There were brief mentions of these different landscapes during school. Still, I never heard anything about the public lands that we could visit to experience all that California had to offer until I moved away for college past the Grapevine mountain range that separated the San Joaquin Valley from the rest of Southern California. I was shocked to realize later that I had unknowingly visited Sequoia National Park as a kid multiple times, but I lived right next to Pinnacles National Parks growing up, never visited the park, and didn’t even know it.
I recently went to Pinnacles National Park for the first time. What could have been a short day trip as a kid turned into a larger road trip as an adult with an entire group of people who had also never been to the park. I didn’t know anything about the national park growing up and didn’t hear anything about it until I was no longer living right next to it. This made me think about how this situation could have been avoided.
Knowing more about our surroundings should be included at all levels of education to provide extra context to the educational subject matter being taught. Future voting citizens everywhere should know about what’s going on around them, who’s making the decisions that are affecting their current lives and their future, and know more about their place in the world and how they fit in the greater discussion of human civilization.

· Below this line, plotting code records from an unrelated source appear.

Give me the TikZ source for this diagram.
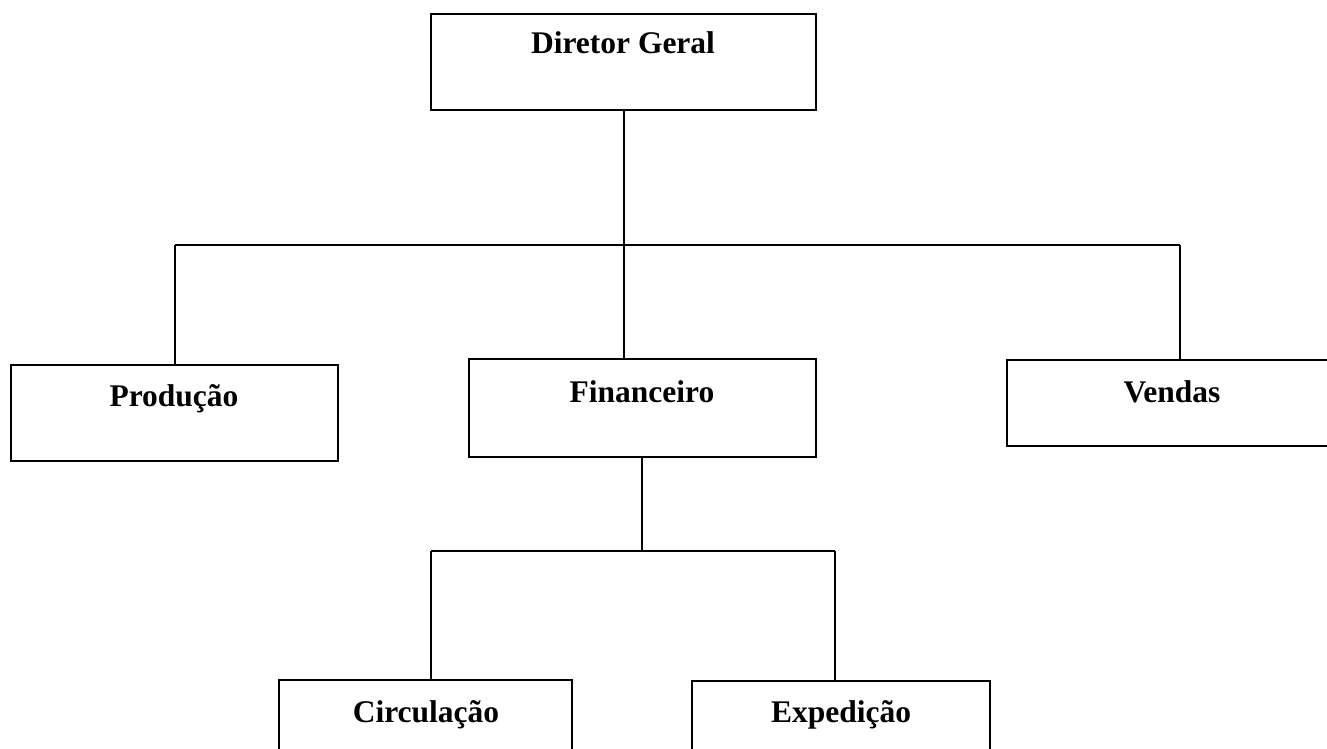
\documentclass[tikz,border=0pt]{standalone}
\usepackage{fontspec}
\setmainfont{Liberation Serif}
\begin{document}
\begin{tikzpicture}[x=1pt,y=-1pt,
  box/.style={draw=black, line width=2.2pt, rectangle, inner sep=0pt},
  lbl/.style={anchor=base, inner sep=0pt, font=\fontsize{31.5}{38}\selectfont\bfseries},
  conn/.style={draw=black, line width=2pt}]
\useasboundingbox (0,0) rectangle (1327,749);
\clip (0,0) rectangle (1327,749);
\fill[white] (0,0) rectangle (1327,749);
% boxes
\node[box, minimum width=385pt, minimum height=96pt] (dg) at (623.5,62) {};
\node[box, minimum width=327pt, minimum height=96pt] (prod) at (174.5,413) {};
\node[box, minimum width=347pt, minimum height=98pt] (fin) at (642.5,408) {};
\node[box, minimum width=385pt, minimum height=86pt] (vend) at (1199.5,403) {};
\node[box, minimum width=293pt, minimum height=96pt] (circ) at (425.5,728) {};
\node[box, minimum width=298pt, minimum height=96pt] (exp) at (841,729) {};
% labels
\node[lbl] (tdg) at (623,54) {Diretor Geral};
\node[lbl] (tprod) at (174,406) {Produção};
\node[lbl] (tfin) at (642,402) {Financeiro};
\node[lbl] (tvend) at (1172,402) {Vendas};
\node[lbl] (tcirc) at (426,722) {Circulação};
\node[lbl] (texp) at (841,722) {Expedição};
% connectors
\coordinate (b1L) at (175,245);
\coordinate (b1R) at (1180,245);
\coordinate (b2L) at (431,551);
\coordinate (b2R) at (835,551);
\coordinate (b2M) at (642,551);
\draw[conn] (dg.south) -- (dg.south |- fin.north);
\draw[conn] (b1L) -- (b1R);
\draw[conn] (b1L) -- (b1L |- prod.north);
\draw[conn] (b1R) -- (b1R |- vend.north);
\draw[conn] (b2M |- fin.south) -- (b2M);
\draw[conn] (b2L) -- (b2R);
\draw[conn] (b2L) -- (b2L |- circ.north);
\draw[conn] (b2R) -- (b2R |- exp.north);
\end{tikzpicture}
\end{document}
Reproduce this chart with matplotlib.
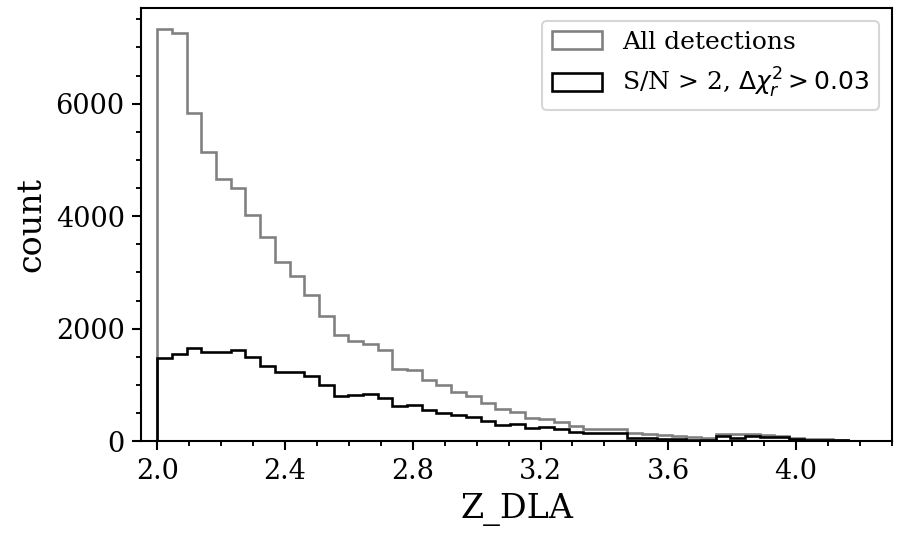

The U.S. American public education system does not prioritize the unifying global needs of knowing geography and multiple languages. Students in the U.S. are assigned a state for their elementary school project but are not given the tools for recognizing any other country or culture. There’s no space for wanting to explore the world and all it has to offer when you have no idea anything outside of your birth country exists. You end up with a group of people so disconnected from the rest of the world and left at a disadvantage. Their knowledge of the world is stunted, and they think of everything with a very narrow-minded and limiting perspective.
Expanding one’s mind to the rest of the world creates an environment for better understanding. It reserves opportunities for diplomacy and peace and creates compassionate people who are conscious and mindful of their effects on the environment. If you want people interested in saving the planet and furthering the growth and development of humanity, then you need to raise and educate people on the subject of the environment and the humans that each have an impactful part in the environment.